# [What you are asked to do]
In the material below, please retype the lines from the very first through the one with "ax.yaxis.set_label_coords(-0.063, 0.574)", exactly and without pictures.

==== Source material ====

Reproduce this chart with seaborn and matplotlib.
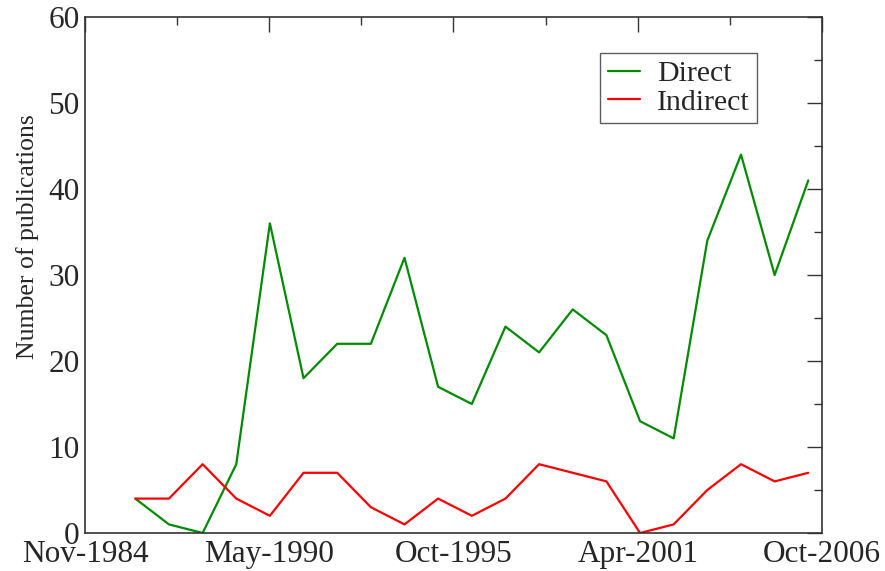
import pandas as pd
import matplotlib
matplotlib.use("Agg")
import matplotlib.pyplot as plt
import matplotlib.dates as mdates
import seaborn as sns

# yearly counts, 1986-2006 (points sit in mid-May)
years = list(range(1986, 2007))
direct = [4, 1, 0, 8, 36, 18, 22, 22, 32, 17, 15, 24, 21, 26, 23, 13, 11, 34, 44, 30, 41]
indirect = [4, 4, 8, 4, 2, 7, 7, 3, 1, 4, 2, 4, 8, 7, 6, 0, 1, 5, 8, 6, 7]

df = pd.DataFrame({
    "date": pd.to_datetime([f"{y}-05-15" for y in years]),
    "Direct": direct,
    "Indirect": indirect,
})
long = df.melt(id_vars="date", var_name="type", value_name="count")

sns.set_style("white")
plt.rcParams["font.family"] = ["Liberation Serif", "DejaVu Serif"]

fig = plt.figure(figsize=(8.85, 5.71), dpi=100)
ax = fig.add_axes([85 / 885, 1 - 533 / 571, (822 - 85) / 885, (533 - 17) / 571])

sns.lineplot(data=long, x="date", y="count", hue="type",
             palette={"Direct": "#008c00", "Indirect": "#ff0000"},
             linewidth=1.6, ax=ax)

# x axis: major ticks every 2000 days from Nov-1984
start = pd.Timestamp("1984-11-15")
majors = [start + pd.Timedelta(days=2000 * i) for i in range(5)]
minors = [start + pd.Timedelta(days=1000 + 2000 * i) for i in range(4)]
ax.set_xlim(majors[0], majors[-1])
ax.set_xticks(majors)
ax.set_xticks(minors, minor=True)
ax.xaxis.set_major_formatter(mdates.DateFormatter("%b-%Y"))

ax.set_ylim(0, 60)
ax.set_yticks(range(0, 61, 10))
ax.set_yticks(range(5, 60, 10), minor=True)

ax.tick_params(which="major", direction="in", length=10.5, width=1.0,
               top=True, right=True, labelsize=22.5, color="#333333")
ax.tick_params(axis="x", which="major", pad=5)
ax.tick_params(axis="y", which="major", pad=4)
ax.tick_params(which="minor", direction="in", length=5.5, width=1.0,
               top=True, right=True, color="#333333")
for s in ax.spines.values():
    s.set_linewidth(1.2)
    s.set_color("#333333")

ax.set_xlabel("")
ax.set_ylabel("Number of publications", fontsize=18.5)
ax.yaxis.set_label_coords(-0.063, 0.574)

leg = ax.legend(loc="upper right", bbox_to_anchor=(757 / 885, 1 - 53 / 571),
                bbox_transform=fig.transFigure, fontsize=21.5, frameon=True,
                fancybox=False, handlelength=1.1, handletextpad=0.55,
                borderpad=0.25, labelspacing=0.05, borderaxespad=0)
leg.get_frame().set_edgecolor("#333333")
leg.get_frame().set_linewidth(1.0)

fig.savefig("out.png", dpi=100)
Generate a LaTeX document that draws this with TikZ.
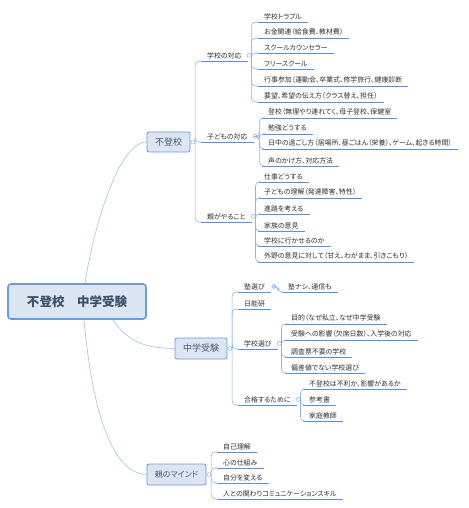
\documentclass[tikz,border=0pt]{standalone}
\usepackage{fontspec}
\setmainfont{Noto Sans CJK JP}[RawFeature=+palt]
\definecolor{ulc}{HTML}{5B8FD6}
\definecolor{cnc}{HTML}{9DC0EA}
\definecolor{spc}{HTML}{8DB3E2}
\definecolor{bxf}{HTML}{DCE6F2}
\definecolor{bxd}{HTML}{6A9AD8}
\definecolor{txc}{HTML}{2E2E2E}
\definecolor{bxt}{HTML}{4A5A72}
\definecolor{rtt}{HTML}{3D4F6B}
\tikzset{
  leaf/.style={anchor=south west, font=\fontsize{6.9}{7.7}\selectfont, text=txc,
    inner xsep=6pt, inner ysep=2.2pt,
    append after command={(\tikzlastnode.south west) edge[ul] (\tikzlastnode.south east)}},
  ul/.style={draw=ulc, line width=0.9pt},
  mainbox/.style={draw=bxd, fill=bxf, rounded corners=2pt, line width=0.8pt,
    text=bxt, font=\fontsize{9}{10}\selectfont, inner sep=0pt},
  rootbox/.style={draw=bxd, fill=bxf, rounded corners=3pt, line width=1.6pt,
    text=rtt, font=\fontsize{12.5}{14}\selectfont\bfseries, inner sep=0pt,
    minimum width=138pt, minimum height=35pt},
  knob/.style={circle, draw=spc, fill=white, line width=0.5pt, inner sep=0pt, minimum size=4pt},
  conn/.style={draw=spc, line width=0.6pt, rounded corners=4pt},
  curve/.style={draw=cnc, line width=0.6pt}
}
\begin{document}
\begin{tikzpicture}[x=1pt,y=-1pt]
\useasboundingbox (0,0) rectangle (468,508);
% main boxes
\node[rootbox] (root) at (77,301.5) {不登校　中学受験};
\node[mainbox, minimum width=43pt, minimum height=20pt] (A) at (168.5,142) {不登校};
\node[mainbox, minimum width=52pt, minimum height=21pt] (B) at (201,348.5) {中学受験};
\node[mainbox, minimum width=59pt, minimum height=21pt, font=\fontsize{8}{9}\selectfont] (C) at (176.5,474.5) {親のマインド};
\draw[curve] ([xshift=8pt]root.north) .. controls (95,220) and (120,142) .. (A.west);
\draw[curve] ([xshift=36pt]root.south) .. controls (130,345) and (150,348) .. (B.west);
\draw[curve] ([xshift=7pt]root.south) .. controls (92,410) and (112,474) .. (C.west);
\node[knob] (kA) at ([xshift=2.5pt]A.east) {};
\node[knob] (kB) at ([xshift=2.5pt]B.east) {};
\node[knob] (kC) at ([xshift=2.5pt]C.east) {};

% 不登校 branch
\node[leaf] (s1) at (201,61) {学校の対応};
\node[leaf] (s2) at (201,142) {子どもの対応};
\node[leaf] (s3) at (201,222) {親がやること};
\foreach \n in {s1,s2,s3} \draw[conn] (kA.east) |- (\n.south west);
\node[knob] (k1) at ([xshift=1.5pt]s1.east) {};
\node[knob] (k2) at ([xshift=1.5pt]s2.east) {};
\node[knob] (k3) at ([xshift=1.5pt]s3.east) {};

\node[leaf] (a1) at (258,22) {学校トラブル};
\node[leaf] (a2) at (258,38) {お金関連（給食費、教材費）};
\node[leaf] (a3) at (258,53) {スクールカウンセラー};
\node[leaf] (a4) at (258,69) {フリースクール};
\node[leaf] (a5) at (258,86) {行事参加（運動会、卒業式、修学旅行、健康診断};
\node[leaf] (a6) at (258,102) {要望、希望の伝え方（クラス替え、担任）};
\foreach \n in {a1,a2,a3,a4,a5,a6} \draw[conn] (k1.east) |- (\n.south west);

\node[leaf] (b1) at (262,118) {登校（無理やり連れてく、母子登校、保健室};
\node[leaf] (b2) at (262,134) {勉強どうする};
\node[leaf] (b3) at (262,149) {日中の過ごし方（居場所、昼ごはん（栄養）、ゲーム、起きる時間）};
\node[leaf] (b4) at (262,166) {声のかけ方、対応方法};
\foreach \n in {b1,b2,b3,b4} \draw[conn] (k2.east) -- ++(2,0) |- (\n.south west);

\node[leaf] (c1) at (258,182) {仕事どうする};
\node[leaf] (c2) at (258,198) {子どもの理解（発達障害、特性）};
\node[leaf] (c3) at (258,214) {進路を考える};
\node[leaf] (c4) at (258,231) {家族の意見};
\node[leaf] (c5) at (258,246) {学校に行かせるのか};
\node[leaf] (c6) at (258,262) {外野の意見に対して（甘え、わがまま、引きこもり）};
\foreach \n in {c1,c2,c3,c4,c5,c6} \draw[conn] (k3.east) |- (\n.south west);

% 中学受験 branch
\node[leaf] (t1) at (238,292) {塾選び};
\node[leaf] (t2) at (238,309) {日能研};
\node[leaf] (t3) at (238,349) {学校選び};
\node[leaf] (t4) at (238,405) {合格するために};
\foreach \n in {t1,t2,t3,t4} \draw[conn] (kB.east) |- (\n.south west);
\node[knob, fill=bxf] (m1) at ([xshift=3pt]t1.east) {};
\node[knob] (m3) at ([xshift=1.5pt]t3.east) {};
\node[knob] (m4) at ([xshift=1.5pt]t4.east) {};

\node[leaf] (u1) at (282,292) {塾ナシ、通信も};
\draw[conn] (m1.east) -- ++(2,0) |- (u1.south west);

\node[leaf] (v1) at (285,324) {目的（なぜ私立、なぜ中学受験};
\node[leaf] (v2) at (285,340) {受験への影響（欠席日数）、入学後の対応};
\node[leaf] (v3) at (285,357) {調査票不要の学校};
\node[leaf] (v4) at (285,373) {偏差値でない学校選び};
\foreach \n in {v1,v2,v3,v4} \draw[conn] (m3.east) |- (\n.south west);

\node[leaf] (w1) at (303,389) {不登校は不利か、影響があるか};
\node[leaf] (w2) at (303,405) {参考書};
\node[leaf] (w3) at (303,421) {家庭教師};
\foreach \n in {w1,w2,w3} \draw[conn] (m4.east) |- (\n.south west);

% 親のマインド branch
\node[leaf] (p1) at (217,452) {自己理解};
\node[leaf] (p2) at (217,468) {心の仕組み};
\node[leaf] (p3) at (217,483) {自分を変える};
\node[leaf] (p4) at (217,499) {人との関わりコミュニケーションスキル};
\foreach \n in {p1,p2,p3,p4} \draw[conn] (kC.east) |- (\n.south west);
\end{tikzpicture}
\end{document}
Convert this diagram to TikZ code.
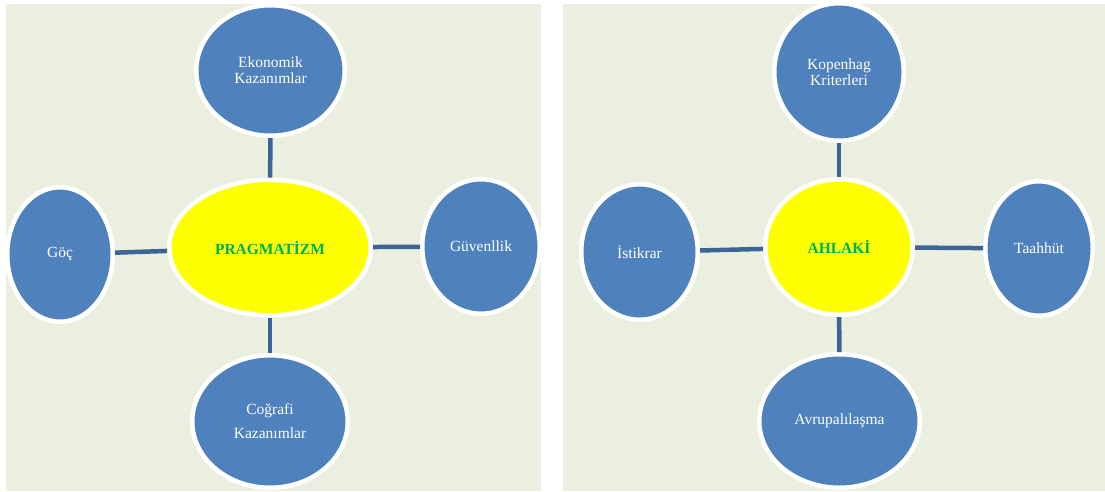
\documentclass[tikz,border=0pt]{standalone}
\usepackage{fontspec}
\setmainfont{Liberation Serif}
\usepackage{tikz}
\usetikzlibrary{shapes.geometric}
\definecolor{panelbg}{HTML}{EBEFDF}
\definecolor{bubbleblue}{HTML}{4F81BD}
\definecolor{hubyellow}{HTML}{FFFF00}
\definecolor{spokeblue}{HTML}{3C6494}
\definecolor{titlegreen}{HTML}{00B050}
\begin{document}
\begin{tikzpicture}[x=1pt,y=-1pt,
  bubble/.style={ellipse,draw=white,line width=4.5pt,fill=bubbleblue,text=white,inner sep=0pt,align=center,font=\fontsize{15.5}{17}\selectfont},
  hub/.style={bubble,fill=hubyellow,text=titlegreen,font=\fontsize{15.5}{17}\selectfont\bfseries},
  spoke/.style={draw=spokeblue,line width=4.5pt}]
\useasboundingbox (0,0) rectangle (1105,491);
% panels
\fill[panelbg] (6,4) rectangle (541,491);
\fill[panelbg] (563,4) rectangle (1105,491);
% left: pragmatizm
\node[hub,minimum width=201.5pt,minimum height=135.5pt] (prag) at (270,247.5) {PRAGMATİZM};
\foreach \n/\x/\y/\w/\h/\txt in {eko/270.5/70.5/148.5/130.5/{Ekonomik\\[-1pt]Kazanımlar},
    goc/60/254.5/105.5/134.5/{Göç},
    guv/481/246.5/117.5/134.5/{Güvenllik},
    cog/270/421.5/155.5/132.5/{Coğrafi\\[7pt]Kazanımlar}}{
  \node[bubble,minimum width=\w pt,minimum height=\h pt] (\n) at (\x,\y) {\txt};}
% right: ahlaki
\node[hub,minimum width=147.5pt,minimum height=135.5pt] (ahl) at (839,247) {AHLAKİ};
\foreach \n/\x/\y/\w/\h/\txt in {kop/839/72/129.5/137.5/{Kopenhag\\[-1pt]Kriterleri},
    ist/639.5/252/116.5/135.5/{İstikrar},
    taa/1039/248.5/107.5/134.5/{Taahhüt},
    avr/839.5/421/160.5/133.5/{Avrupalılaşma}}{
  \node[bubble,minimum width=\w pt,minimum height=\h pt] (\n) at (\x,\y) {\txt};}
% spokes
\foreach \a/\b in {prag/eko,prag/goc,prag/guv,prag/cog,ahl/kop,ahl/ist,ahl/taa,ahl/avr}{
  \draw[spoke] (\a) -- (\b);}
\end{tikzpicture}
\end{document}
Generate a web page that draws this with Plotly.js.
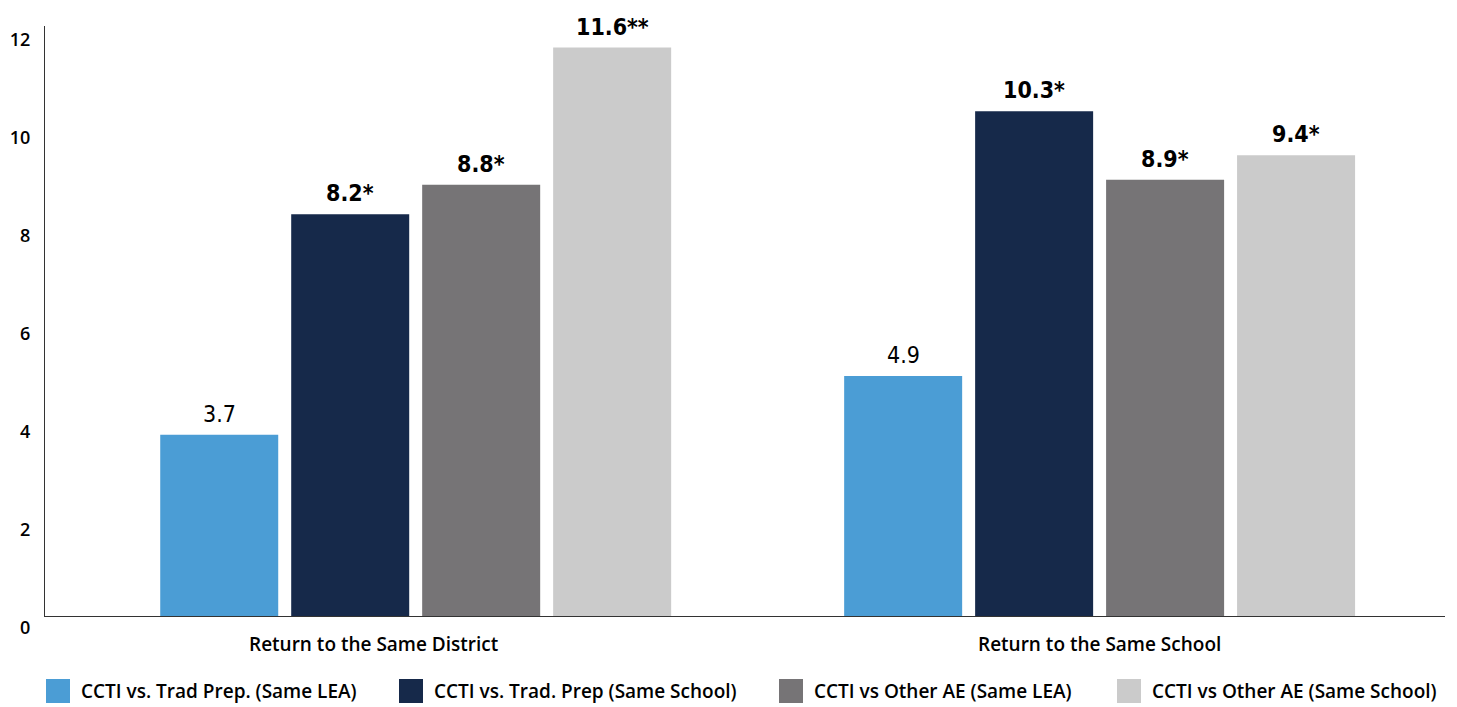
<!DOCTYPE html>
<html>
<head>
<meta charset="utf-8">
<script src="https://cdn.plot.ly/plotly-3.0.1.min.js"></script>
<style>
  html, body { margin: 0; padding: 0; background: #ffffff; }
  #chart { width: 1457px; height: 707px; }
</style>
</head>
<body>
<div id="chart"></div>
<script>
// ---- Data ----
const categories = ['Return to the Same District', 'Return to the Same School'];
const seriesNames = [
  'CCTI vs. Trad Prep. (Same LEA)',
  'CCTI vs. Trad. Prep (Same School)',
  'CCTI vs Other AE (Same LEA)',
  'CCTI vs Other AE (Same School)'
];
const tradPrepSameLEA = [3.7, 4.9];
const tradPrepSameSchool = [8.2, 10.3];
const otherAESameLEA = [8.8, 8.9];
const otherAESameSchool = [11.6, 9.4];
const labelsTradPrepSameLEA = ['3.7', '4.9'];
const labelsTradPrepSameSchool = ['8.2*', '10.3*'];
const labelsOtherAESameLEA = ['8.8*', '8.9*'];
const labelsOtherAESameSchool = ['11.6**', '9.4*'];
const yTickVals = [0, 2, 4, 6, 8, 10, 12];

// ---- Styles ----
const colors = ['#4B9DD5', '#16294A', '#767476', '#CBCBCB'];
const values = [tradPrepSameLEA, tradPrepSameSchool, otherAESameLEA, otherAESameSchool];
const labels = [labelsTradPrepSameLEA, labelsTradPrepSameSchool, labelsOtherAESameLEA, labelsOtherAESameSchool];
const xIdx = categories.map((c, i) => i);

const bargap = 0.234, bargroupgap = 0.099;
const slot = (1 - bargap) / values.length;

const labelFont = '"DejaVu Sans Condensed", "Liberation Sans Narrow", sans-serif';
const mainFont = '"Open Sans", "Liberation Sans", Arial, sans-serif';

const traces = values.map((v, k) => ({
  type: 'bar',
  name: seriesNames[k],
  x: xIdx,
  y: v,
  marker: { color: colors[k], line: { width: 0 } },
  showlegend: false,
  hoverinfo: 'name+y'
}));

const annotations = [];
values.forEach((v, k) => {
  v.forEach((val, i) => {
    const lab = labels[k][i];
    const bold = lab.indexOf('*') >= 0;
    annotations.push({
      xref: 'x', yref: 'y',
      x: i + (k - (values.length - 1) / 2) * slot,
      y: val,
      text: bold ? '<b>' + lab + '</b>' : lab,
      showarrow: false,
      xanchor: 'center', yanchor: 'bottom',
      yshift: 6,
      font: { family: labelFont, size: 23, color: '#000000' }
    });
  });
});
const catShift = [-42, 0];
categories.forEach((c, i) => {
  annotations.push({
    xref: 'x', yref: 'paper',
    x: i, y: 0, xshift: catShift[i], yshift: -28,
    text: c,
    showarrow: false, xanchor: 'center', yanchor: 'middle',
    font: { family: mainFont, size: 19, color: '#000000', weight: 600 }
  });
});

// Manual legend (large swatches)
const legendX = [46, 399, 779, 1117];
const shapes = [];
seriesNames.forEach((n, k) => {
  shapes.push({
    type: 'rect', xref: 'paper', yref: 'paper',
    x0: (legendX[k] - 45) / 1400, x1: (legendX[k] + 24 - 45) / 1400,
    y0: (616 - 703) / 590, y1: (616 - 679) / 590,
    fillcolor: colors[k], line: { width: 0 }
  });
  annotations.push({
    xref: 'paper', yref: 'paper',
    x: (legendX[k] + 33 - 45) / 1400, y: (616 - 691) / 590,
    text: n, showarrow: false, xanchor: 'left', yanchor: 'middle',
    font: { family: mainFont, size: 19, color: '#000000', weight: 600 }
  });
});

const layout = {
  width: 1457, height: 707,
  margin: { l: 45, r: 12, t: 26, b: 91 },
  paper_bgcolor: '#ffffff', plot_bgcolor: '#ffffff',
  barmode: 'group', bargap: bargap, bargroupgap: bargroupgap,
  showlegend: false,
  xaxis: {
    range: [-0.542, 1.505],
    showticklabels: false, ticks: '', showgrid: false, zeroline: false,
    showline: true, linecolor: '#333333', linewidth: 1
  },
  yaxis: {
    range: [0, 12.04],
    tickvals: yTickVals, ticktext: yTickVals.map(String),
    ticks: '', showgrid: false, zeroline: false,
    showline: true, linecolor: '#333333', linewidth: 1,
    ticklabelshift: 12, ticklabelstandoff: 10,
    tickfont: { family: mainFont, size: 18, color: '#000000', weight: 600 }
  },
  shapes: shapes,
  annotations: annotations
};

Plotly.newPlot('chart', traces, layout, { displayModeBar: false, staticPlot: true });
</script>
</body>
</html>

====

# [Answer below]
Reproduce this chart with seaborn and matplotlib.
import pandas as pd
import matplotlib
matplotlib.use("Agg")
import matplotlib.pyplot as plt
import matplotlib.dates as mdates
import seaborn as sns

# yearly counts, 1986-2006 (points sit in mid-May)
years = list(range(1986, 2007))
direct = [4, 1, 0, 8, 36, 18, 22, 22, 32, 17, 15, 24, 21, 26, 23, 13, 11, 34, 44, 30, 41]
indirect = [4, 4, 8, 4, 2, 7, 7, 3, 1, 4, 2, 4, 8, 7, 6, 0, 1, 5, 8, 6, 7]

df = pd.DataFrame({
    "date": pd.to_datetime([f"{y}-05-15" for y in years]),
    "Direct": direct,
    "Indirect": indirect,
})
long = df.melt(id_vars="date", var_name="type", value_name="count")

sns.set_style("white")
plt.rcParams["font.family"] = ["Liberation Serif", "DejaVu Serif"]

fig = plt.figure(figsize=(8.85, 5.71), dpi=100)
ax = fig.add_axes([85 / 885, 1 - 533 / 571, (822 - 85) / 885, (533 - 17) / 571])

sns.lineplot(data=long, x="date", y="count", hue="type",
             palette={"Direct": "#008c00", "Indirect": "#ff0000"},
             linewidth=1.6, ax=ax)

# x axis: major ticks every 2000 days from Nov-1984
start = pd.Timestamp("1984-11-15")
majors = [start + pd.Timedelta(days=2000 * i) for i in range(5)]
minors = [start + pd.Timedelta(days=1000 + 2000 * i) for i in range(4)]
ax.set_xlim(majors[0], majors[-1])
ax.set_xticks(majors)
ax.set_xticks(minors, minor=True)
ax.xaxis.set_major_formatter(mdates.DateFormatter("%b-%Y"))

ax.set_ylim(0, 60)
ax.set_yticks(range(0, 61, 10))
ax.set_yticks(range(5, 60, 10), minor=True)

ax.tick_params(which="major", direction="in", length=10.5, width=1.0,
               top=True, right=True, labelsize=22.5, color="#333333")
ax.tick_params(axis="x", which="major", pad=5)
ax.tick_params(axis="y", which="major", pad=4)
ax.tick_params(which="minor", direction="in", length=5.5, width=1.0,
               top=True, right=True, color="#333333")
for s in ax.spines.values():
    s.set_linewidth(1.2)
    s.set_color("#333333")

ax.set_xlabel("")
ax.set_ylabel("Number of publications", fontsize=18.5)
ax.yaxis.set_label_coords(-0.063, 0.574)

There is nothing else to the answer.